Sampling diversity is too low — trajectories collapse to identical reasoning chains; no independent signal.
Aggregator is the weak link — picking the wrong aggregation strategy (e.g., simple vote when answers are continuous-valued) degrades the gain.

Compositions¶

Composes with	How
patterns/four-phase-data-agent-trajectory	Each trajectory IS a four-phase trajectory
patterns/llm-per-subagent-with-optimized-prompts	Different sub-agents per trajectory can use different LLMs
patterns/semantic-context-grounded-search-index	Each trajectory's discovery sub-agent uses the same index but may rank differently
concepts/agent-self-correction-loop	Each trajectory has its own self-correction (intra-trajectory); aggregation handles cross-trajectory

When this fits / doesn't¶

Fits:

Open-ended queries with no verifiable oracle.
Cost budget can absorb N× model invocation (or N is small enough).
Latency budget allows true parallel execution (not serial).
Aggregator has a quality signal stronger than any single trajectory (judge LLM, voting, etc.).
Sampling diversity is achievable (temperature > 0, model variety, prompt variation).

Doesn't fit:

Tight latency budgets that can't absorb N× invocation.
Cost budgets that can't absorb N× tokens.
Tasks with cheap deterministic oracles (use the oracle, not sampling).
Tasks where errors are systematic across samples.
Single-trajectory tasks where the full reasoning chain is short.

Anti-patterns¶

Sampling without aggregation — running N trajectories and picking the first to finish is just expensive single-trajectory.
Aggregator picks majority blindly — when 3-of-5 agree on a wrong answer because they share a systematic bias, majority vote reproduces the bias. Aggregator should use independent signals (judge, evidence corroboration).
N is fixed regardless of task complexity — simple queries don't need N=10; complex queries may need more. Adaptive N is better.
Trajectories don't surface confidence — without per-trajectory confidence the aggregator can't weight; can't detect "all 5 are uncertain" signal.

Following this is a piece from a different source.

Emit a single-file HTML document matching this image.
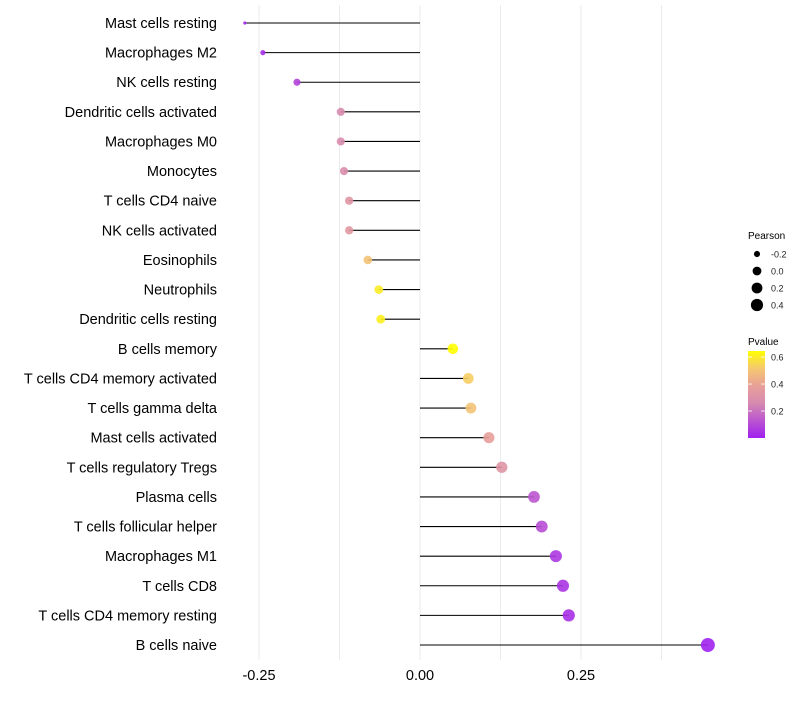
<!DOCTYPE html>
<html><head><meta charset="utf-8"><style>
html,body{margin:0;padding:0;background:#fff;}
svg text{font-family:"Liberation Sans",sans-serif;}
</style></head><body>
<svg id="chart" width="800" height="700" viewBox="0 0 800 700" xmlns="http://www.w3.org/2000/svg">
<defs>
<linearGradient id="pgrad" x1="0" y1="1" x2="0" y2="0">
<stop offset="0" stop-color="#A020F0"/>
<stop offset="0.4" stop-color="#D68AB0"/>
<stop offset="0.6" stop-color="#E8A098"/>
<stop offset="0.8" stop-color="#F5C870"/>
<stop offset="1" stop-color="#FFFF00"/>
</linearGradient>
</defs>
<g id="grid"></g>
<g id="marks"></g>
<g id="ylabels"></g>
<g id="xlabels"></g>
<g>
<text x="748" y="239" font-size="10" fill="#000">Pearson</text>
<g id="sizeLegend"></g>
</g>
<g>
<text x="748" y="345" font-size="10" fill="#000">Pvalue</text>
<rect x="748" y="351" width="17" height="87" fill="url(#pgrad)"/>
<g id="colorTicks"></g>
</g>
</svg>
<script>
const categories=["Mast cells resting","Macrophages M2","NK cells resting","Dendritic cells activated","Macrophages M0","Monocytes","T cells CD4 naive","NK cells activated","Eosinophils","Neutrophils","Dendritic cells resting","B cells memory","T cells CD4 memory activated","T cells gamma delta","Mast cells activated","T cells regulatory  Tregs","Plasma cells","T cells follicular helper","Macrophages M1","T cells CD8","T cells CD4 memory resting","B cells naive"];
const pearson=[-0.272,-0.244,-0.191,-0.123,-0.123,-0.118,-0.110,-0.110,-0.081,-0.064,-0.061,0.051,0.075,0.079,0.107,0.127,0.177,0.189,0.211,0.222,0.231,0.447];
const pvalue=[0.02,0.04,0.08,0.27,0.27,0.28,0.33,0.34,0.50,0.60,0.61,0.66,0.53,0.50,0.38,0.32,0.13,0.11,0.06,0.05,0.04,0.005];
const xTicks=[-0.25,0,0.25];
const xTickLabels=["-0.25","0.00","0.25"];
const gridVals=[-0.25,-0.125,0,0.125,0.25,0.375];
const sizeLegendVals=[-0.2,0,0.2,0.4];
const sizeLegendLabels=["-0.2","0.0","0.2","0.4"];
const colorTickVals=[0.2,0.4,0.6];

const NS="http://www.w3.org/2000/svg";
const xs=v=>420+v*644;
const ys=i=>23+i*(622/21);
const sizeKnots=[[-0.3,1.2],[-0.272,1.6],[-0.244,2.6],[-0.19,3.6],[-0.12,4.1],[-0.06,4.4],[0.05,5.3],[0.2,6.0],[0.45,7.0],[0.6,7.5]];
function rs(v){for(let k=0;k<sizeKnots.length-1;k++){const a=sizeKnots[k],b=sizeKnots[k+1];if(v<=b[0]){const t=Math.max(0,(v-a[0])/(b[0]-a[0]));return a[1]+(b[1]-a[1])*t;}}return 7.5;}
const pTop=0.645;
const py=p=>438-p/pTop*87;
const stops=[[0,[160,32,240]],[0.4,[214,138,176]],[0.6,[232,160,152]],[0.8,[245,200,112]],[1,[255,255,0]]];
function col(p){let t=Math.min(1,Math.max(0,p/pTop));for(let k=0;k<stops.length-1;k++){if(t<=stops[k+1][0]){const u=(t-stops[k][0])/(stops[k+1][0]-stops[k][0]);const c=stops[k][1].map((x,j)=>Math.round(x+(stops[k+1][1][j]-x)*u));return `rgb(${c})`;}}return "rgb(255,255,0)";}
function mk(tag,attrs,parent){const e=document.createElementNS(NS,tag);for(const k in attrs)e.setAttribute(k,attrs[k]);parent.appendChild(e);return e;}

const grid=document.getElementById('grid');
gridVals.forEach(v=>{
  const l=mk('line',{x1:xs(v),x2:xs(v),y1:5,y2:660,stroke:'#ebebeb','stroke-width':1},grid);
  
  
});
const marks=document.getElementById('marks');
const yl=document.getElementById('ylabels');
categories.forEach((c,i)=>{
  const y=ys(i);
  const s=mk('line',{x1:xs(0),x2:xs(pearson[i]),y1:y,y2:y,stroke:'#000','stroke-width':1.1},marks);
  
  
  const d=mk('circle',{cx:xs(pearson[i]),cy:y,r:rs(pearson[i]),fill:col(pvalue[i]),opacity:0.9},marks);
  
  
  const t=mk('text',{x:217,y:y+5,'text-anchor':'end','font-size':14.5,fill:'#000'},yl);
  t.textContent=c;
  
  
});
const xl=document.getElementById('xlabels');
xTicks.forEach((v,i)=>{
  const t=mk('text',{x:xs(v),y:680,'text-anchor':'middle','font-size':14.5,fill:'#000'},xl);
  t.textContent=xTickLabels[i];
  
  
});
const sl=document.getElementById('sizeLegend');
sizeLegendVals.forEach((v,i)=>{
  const y=254+i*17;
  const c=mk('circle',{cx:757,cy:y,r:rs(v)*0.9,fill:'#000'},sl);
  
  
  const t=mk('text',{x:771,y:y+3.5,'font-size':9,fill:'#222'},sl);
  t.textContent=sizeLegendLabels[i];
  
  
});
const ct=document.getElementById('colorTicks');
colorTickVals.forEach(v=>{
  const y=py(v);
  const l1=mk('line',{x1:748,x2:752,y1:y,y2:y,stroke:'#fff','stroke-width':0.8},ct);
  
  
  const l2=mk('line',{x1:761,x2:765,y1:y,y2:y,stroke:'#fff','stroke-width':0.8},ct);
  
  
  const t=mk('text',{x:771,y:y+3.5,'font-size':9,fill:'#222'},ct);
  t.textContent=v.toFixed(1);
  
  
});
</script>
</body></html>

Self-consistency in chain-of-thought prompting — same idea at the prompt level (sample N final answers, vote); this pattern extends to full multi-step trajectories with intermediate state.
Ensemble methods in ML — bag of independent models; pattern is the agent-architecture analog.
patterns/llm-cascade (if exists) — same task with escalation; this pattern is parallel rather than serial.

Seen in¶

sources/2026-05-08-databricks-pushing-the-frontier-for-data-agents-with-genie — canonical first wiki disclosure of parallel trajectory sampling + aggregation as a named agent design pattern. Genie's "Parallel Thinking" technique, sampling N trajectories + aggregating across them. Disclosed accuracy improvement (Figure 5) on GPT-5.4 + Opus-4.6 baselines; cost/latency overhead recovered when combined with Multi-LLM (Figure 1 end-state). Positioned as the structural compensation for the verifiable- test gap that data agents face.